Could you write out every record below exactly, leaving out any pictures?

--- START OF INFORMATION GIVEN ---

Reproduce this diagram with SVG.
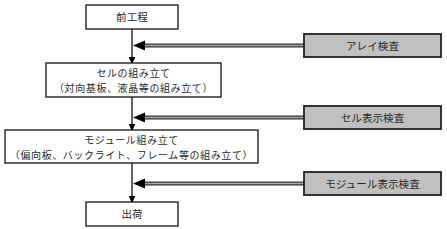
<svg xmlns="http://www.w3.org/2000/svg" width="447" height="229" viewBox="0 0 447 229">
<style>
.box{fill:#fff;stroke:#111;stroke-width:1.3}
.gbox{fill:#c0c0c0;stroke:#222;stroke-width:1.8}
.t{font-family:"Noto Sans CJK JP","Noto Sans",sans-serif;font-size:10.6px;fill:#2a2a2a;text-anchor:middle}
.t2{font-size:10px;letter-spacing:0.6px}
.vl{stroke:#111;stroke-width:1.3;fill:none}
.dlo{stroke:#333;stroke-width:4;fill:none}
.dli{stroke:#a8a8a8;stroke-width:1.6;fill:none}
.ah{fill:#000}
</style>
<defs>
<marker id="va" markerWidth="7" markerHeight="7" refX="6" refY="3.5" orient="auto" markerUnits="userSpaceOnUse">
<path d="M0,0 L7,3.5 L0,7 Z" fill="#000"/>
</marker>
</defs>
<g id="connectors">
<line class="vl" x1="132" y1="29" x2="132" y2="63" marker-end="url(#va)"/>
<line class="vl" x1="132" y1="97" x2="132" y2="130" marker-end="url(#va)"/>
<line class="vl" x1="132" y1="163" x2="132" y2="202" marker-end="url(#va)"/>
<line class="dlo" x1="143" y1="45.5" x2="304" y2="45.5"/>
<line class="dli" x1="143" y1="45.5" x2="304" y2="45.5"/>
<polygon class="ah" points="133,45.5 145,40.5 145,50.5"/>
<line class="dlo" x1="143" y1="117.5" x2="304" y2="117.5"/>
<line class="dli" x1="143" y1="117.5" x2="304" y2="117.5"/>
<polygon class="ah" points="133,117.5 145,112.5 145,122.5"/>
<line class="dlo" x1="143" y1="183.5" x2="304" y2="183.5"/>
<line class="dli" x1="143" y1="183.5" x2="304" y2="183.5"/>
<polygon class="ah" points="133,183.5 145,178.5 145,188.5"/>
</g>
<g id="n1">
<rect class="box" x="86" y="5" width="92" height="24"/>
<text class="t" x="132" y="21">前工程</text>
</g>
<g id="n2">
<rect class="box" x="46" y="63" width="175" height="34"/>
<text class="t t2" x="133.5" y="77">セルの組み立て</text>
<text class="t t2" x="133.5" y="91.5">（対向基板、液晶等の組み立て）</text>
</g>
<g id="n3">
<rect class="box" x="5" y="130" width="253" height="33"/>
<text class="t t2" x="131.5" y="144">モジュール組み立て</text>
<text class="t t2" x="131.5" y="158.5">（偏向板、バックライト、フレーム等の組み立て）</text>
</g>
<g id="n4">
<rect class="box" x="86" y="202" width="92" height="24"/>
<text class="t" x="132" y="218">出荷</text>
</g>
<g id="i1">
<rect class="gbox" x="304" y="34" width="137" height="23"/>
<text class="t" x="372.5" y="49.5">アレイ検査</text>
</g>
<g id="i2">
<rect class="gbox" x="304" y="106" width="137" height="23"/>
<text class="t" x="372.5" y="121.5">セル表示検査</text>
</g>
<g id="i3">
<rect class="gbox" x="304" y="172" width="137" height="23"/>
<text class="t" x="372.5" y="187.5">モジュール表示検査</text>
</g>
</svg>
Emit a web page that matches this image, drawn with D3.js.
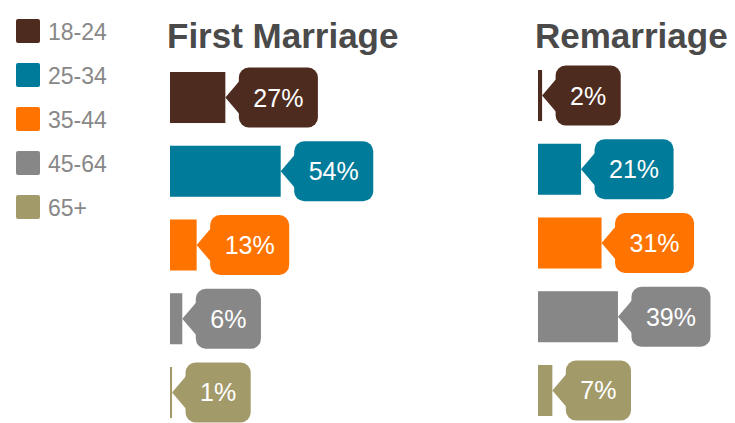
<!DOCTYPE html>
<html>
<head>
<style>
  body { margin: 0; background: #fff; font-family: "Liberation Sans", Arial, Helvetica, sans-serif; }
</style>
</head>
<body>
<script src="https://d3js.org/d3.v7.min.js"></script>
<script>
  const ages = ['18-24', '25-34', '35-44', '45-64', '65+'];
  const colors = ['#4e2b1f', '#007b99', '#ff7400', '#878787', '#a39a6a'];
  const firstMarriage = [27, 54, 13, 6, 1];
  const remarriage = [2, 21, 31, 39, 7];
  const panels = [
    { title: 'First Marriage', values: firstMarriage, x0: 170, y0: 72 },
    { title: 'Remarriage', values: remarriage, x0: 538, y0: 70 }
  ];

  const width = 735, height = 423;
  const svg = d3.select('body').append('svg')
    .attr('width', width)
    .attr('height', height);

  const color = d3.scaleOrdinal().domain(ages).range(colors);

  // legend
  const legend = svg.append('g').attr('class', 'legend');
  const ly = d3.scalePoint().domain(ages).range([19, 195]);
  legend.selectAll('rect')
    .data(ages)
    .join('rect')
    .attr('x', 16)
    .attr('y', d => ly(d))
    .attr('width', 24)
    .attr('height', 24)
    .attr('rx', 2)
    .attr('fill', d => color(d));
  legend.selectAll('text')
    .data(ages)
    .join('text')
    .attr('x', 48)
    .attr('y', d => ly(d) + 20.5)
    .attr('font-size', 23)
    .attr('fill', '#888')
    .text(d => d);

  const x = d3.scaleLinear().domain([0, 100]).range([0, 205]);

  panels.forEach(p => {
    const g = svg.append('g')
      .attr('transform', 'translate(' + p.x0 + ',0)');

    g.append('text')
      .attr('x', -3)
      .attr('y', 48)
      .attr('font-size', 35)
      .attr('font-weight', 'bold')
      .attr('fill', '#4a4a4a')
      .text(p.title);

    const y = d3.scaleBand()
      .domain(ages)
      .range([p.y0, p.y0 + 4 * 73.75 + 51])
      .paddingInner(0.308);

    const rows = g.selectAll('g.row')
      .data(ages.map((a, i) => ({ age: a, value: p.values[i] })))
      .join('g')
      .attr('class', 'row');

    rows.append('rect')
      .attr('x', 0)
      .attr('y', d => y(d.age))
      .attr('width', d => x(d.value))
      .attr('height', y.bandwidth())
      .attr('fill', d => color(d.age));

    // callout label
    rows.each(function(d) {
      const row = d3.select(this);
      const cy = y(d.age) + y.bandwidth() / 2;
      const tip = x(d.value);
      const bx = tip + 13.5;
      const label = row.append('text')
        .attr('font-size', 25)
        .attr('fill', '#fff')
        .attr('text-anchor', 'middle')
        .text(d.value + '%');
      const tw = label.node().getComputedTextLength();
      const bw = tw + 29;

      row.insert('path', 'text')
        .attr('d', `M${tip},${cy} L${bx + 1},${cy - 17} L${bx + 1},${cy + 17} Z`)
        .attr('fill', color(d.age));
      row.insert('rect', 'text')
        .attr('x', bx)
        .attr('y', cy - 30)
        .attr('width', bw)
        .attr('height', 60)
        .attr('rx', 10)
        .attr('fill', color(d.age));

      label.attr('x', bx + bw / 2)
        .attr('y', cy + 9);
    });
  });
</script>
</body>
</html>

--- END OF INFORMATION GIVEN ---

EXERCISE ANSWER =>
Reproduce this diagram with SVG.
<svg xmlns="http://www.w3.org/2000/svg" width="447" height="229" viewBox="0 0 447 229">
<style>
.box{fill:#fff;stroke:#111;stroke-width:1.3}
.gbox{fill:#c0c0c0;stroke:#222;stroke-width:1.8}
.t{font-family:"Noto Sans CJK JP","Noto Sans",sans-serif;font-size:10.6px;fill:#2a2a2a;text-anchor:middle}
.t2{font-size:10px;letter-spacing:0.6px}
.vl{stroke:#111;stroke-width:1.3;fill:none}
.dlo{stroke:#333;stroke-width:4;fill:none}
.dli{stroke:#a8a8a8;stroke-width:1.6;fill:none}
.ah{fill:#000}
</style>
<defs>
<marker id="va" markerWidth="7" markerHeight="7" refX="6" refY="3.5" orient="auto" markerUnits="userSpaceOnUse">
<path d="M0,0 L7,3.5 L0,7 Z" fill="#000"/>
</marker>
</defs>
<g id="connectors">
<line class="vl" x1="132" y1="29" x2="132" y2="63" marker-end="url(#va)"/>
<line class="vl" x1="132" y1="97" x2="132" y2="130" marker-end="url(#va)"/>
<line class="vl" x1="132" y1="163" x2="132" y2="202" marker-end="url(#va)"/>
<line class="dlo" x1="143" y1="45.5" x2="304" y2="45.5"/>
<line class="dli" x1="143" y1="45.5" x2="304" y2="45.5"/>
<polygon class="ah" points="133,45.5 145,40.5 145,50.5"/>
<line class="dlo" x1="143" y1="117.5" x2="304" y2="117.5"/>
<line class="dli" x1="143" y1="117.5" x2="304" y2="117.5"/>
<polygon class="ah" points="133,117.5 145,112.5 145,122.5"/>
<line class="dlo" x1="143" y1="183.5" x2="304" y2="183.5"/>
<line class="dli" x1="143" y1="183.5" x2="304" y2="183.5"/>
<polygon class="ah" points="133,183.5 145,178.5 145,188.5"/>
</g>
<g id="n1">
<rect class="box" x="86" y="5" width="92" height="24"/>
<text class="t" x="132" y="21">前工程</text>
</g>
<g id="n2">
<rect class="box" x="46" y="63" width="175" height="34"/>
<text class="t t2" x="133.5" y="77">セルの組み立て</text>
<text class="t t2" x="133.5" y="91.5">（対向基板、液晶等の組み立て）</text>
</g>
<g id="n3">
<rect class="box" x="5" y="130" width="253" height="33"/>
<text class="t t2" x="131.5" y="144">モジュール組み立て</text>
<text class="t t2" x="131.5" y="158.5">（偏向板、バックライト、フレーム等の組み立て）</text>
</g>
<g id="n4">
<rect class="box" x="86" y="202" width="92" height="24"/>
<text class="t" x="132" y="218">出荷</text>
</g>
<g id="i1">
<rect class="gbox" x="304" y="34" width="137" height="23"/>
<text class="t" x="372.5" y="49.5">アレイ検査</text>
</g>
<g id="i2">
<rect class="gbox" x="304" y="106" width="137" height="23"/>
<text class="t" x="372.5" y="121.5">セル表示検査</text>
</g>
<g id="i3">
<rect class="gbox" x="304" y="172" width="137" height="23"/>
<text class="t" x="372.5" y="187.5">モジュール表示検査</text>
</g>
</svg>
Emit a web page that matches this image, drawn with D3.js.
<!DOCTYPE html>
<html>
<head>
<style>
  body { margin: 0; background: #fff; font-family: "Liberation Sans", Arial, Helvetica, sans-serif; }
</style>
</head>
<body>
<script src="https://d3js.org/d3.v7.min.js"></script>
<script>
  const ages = ['18-24', '25-34', '35-44', '45-64', '65+'];
  const colors = ['#4e2b1f', '#007b99', '#ff7400', '#878787', '#a39a6a'];
  const firstMarriage = [27, 54, 13, 6, 1];
  const remarriage = [2, 21, 31, 39, 7];
  const panels = [
    { title: 'First Marriage', values: firstMarriage, x0: 170, y0: 72 },
    { title: 'Remarriage', values: remarriage, x0: 538, y0: 70 }
  ];

  const width = 735, height = 423;
  const svg = d3.select('body').append('svg')
    .attr('width', width)
    .attr('height', height);

  const color = d3.scaleOrdinal().domain(ages).range(colors);

  // legend
  const legend = svg.append('g').attr('class', 'legend');
  const ly = d3.scalePoint().domain(ages).range([19, 195]);
  legend.selectAll('rect')
    .data(ages)
    .join('rect')
    .attr('x', 16)
    .attr('y', d => ly(d))
    .attr('width', 24)
    .attr('height', 24)
    .attr('rx', 2)
    .attr('fill', d => color(d));
  legend.selectAll('text')
    .data(ages)
    .join('text')
    .attr('x', 48)
    .attr('y', d => ly(d) + 20.5)
    .attr('font-size', 23)
    .attr('fill', '#888')
    .text(d => d);

  const x = d3.scaleLinear().domain([0, 100]).range([0, 205]);

  panels.forEach(p => {
    const g = svg.append('g')
      .attr('transform', 'translate(' + p.x0 + ',0)');

    g.append('text')
      .attr('x', -3)
      .attr('y', 48)
      .attr('font-size', 35)
      .attr('font-weight', 'bold')
      .attr('fill', '#4a4a4a')
      .text(p.title);

    const y = d3.scaleBand()
      .domain(ages)
      .range([p.y0, p.y0 + 4 * 73.75 + 51])
      .paddingInner(0.308);

    const rows = g.selectAll('g.row')
      .data(ages.map((a, i) => ({ age: a, value: p.values[i] })))
      .join('g')
      .attr('class', 'row');

    rows.append('rect')
      .attr('x', 0)
      .attr('y', d => y(d.age))
      .attr('width', d => x(d.value))
      .attr('height', y.bandwidth())
      .attr('fill', d => color(d.age));

    // callout label
    rows.each(function(d) {
      const row = d3.select(this);
      const cy = y(d.age) + y.bandwidth() / 2;
      const tip = x(d.value);
      const bx = tip + 13.5;
      const label = row.append('text')
        .attr('font-size', 25)
        .attr('fill', '#fff')
        .attr('text-anchor', 'middle')
        .text(d.value + '%');
      const tw = label.node().getComputedTextLength();
      const bw = tw + 29;

      row.insert('path', 'text')
        .attr('d', `M${tip},${cy} L${bx + 1},${cy - 17} L${bx + 1},${cy + 17} Z`)
        .attr('fill', color(d.age));
      row.insert('rect', 'text')
        .attr('x', bx)
        .attr('y', cy - 30)
        .attr('width', bw)
        .attr('height', 60)
        .attr('rx', 10)
        .attr('fill', color(d.age));

      label.attr('x', bx + bw / 2)
        .attr('y', cy + 9);
    });
  });
</script>
</body>
</html>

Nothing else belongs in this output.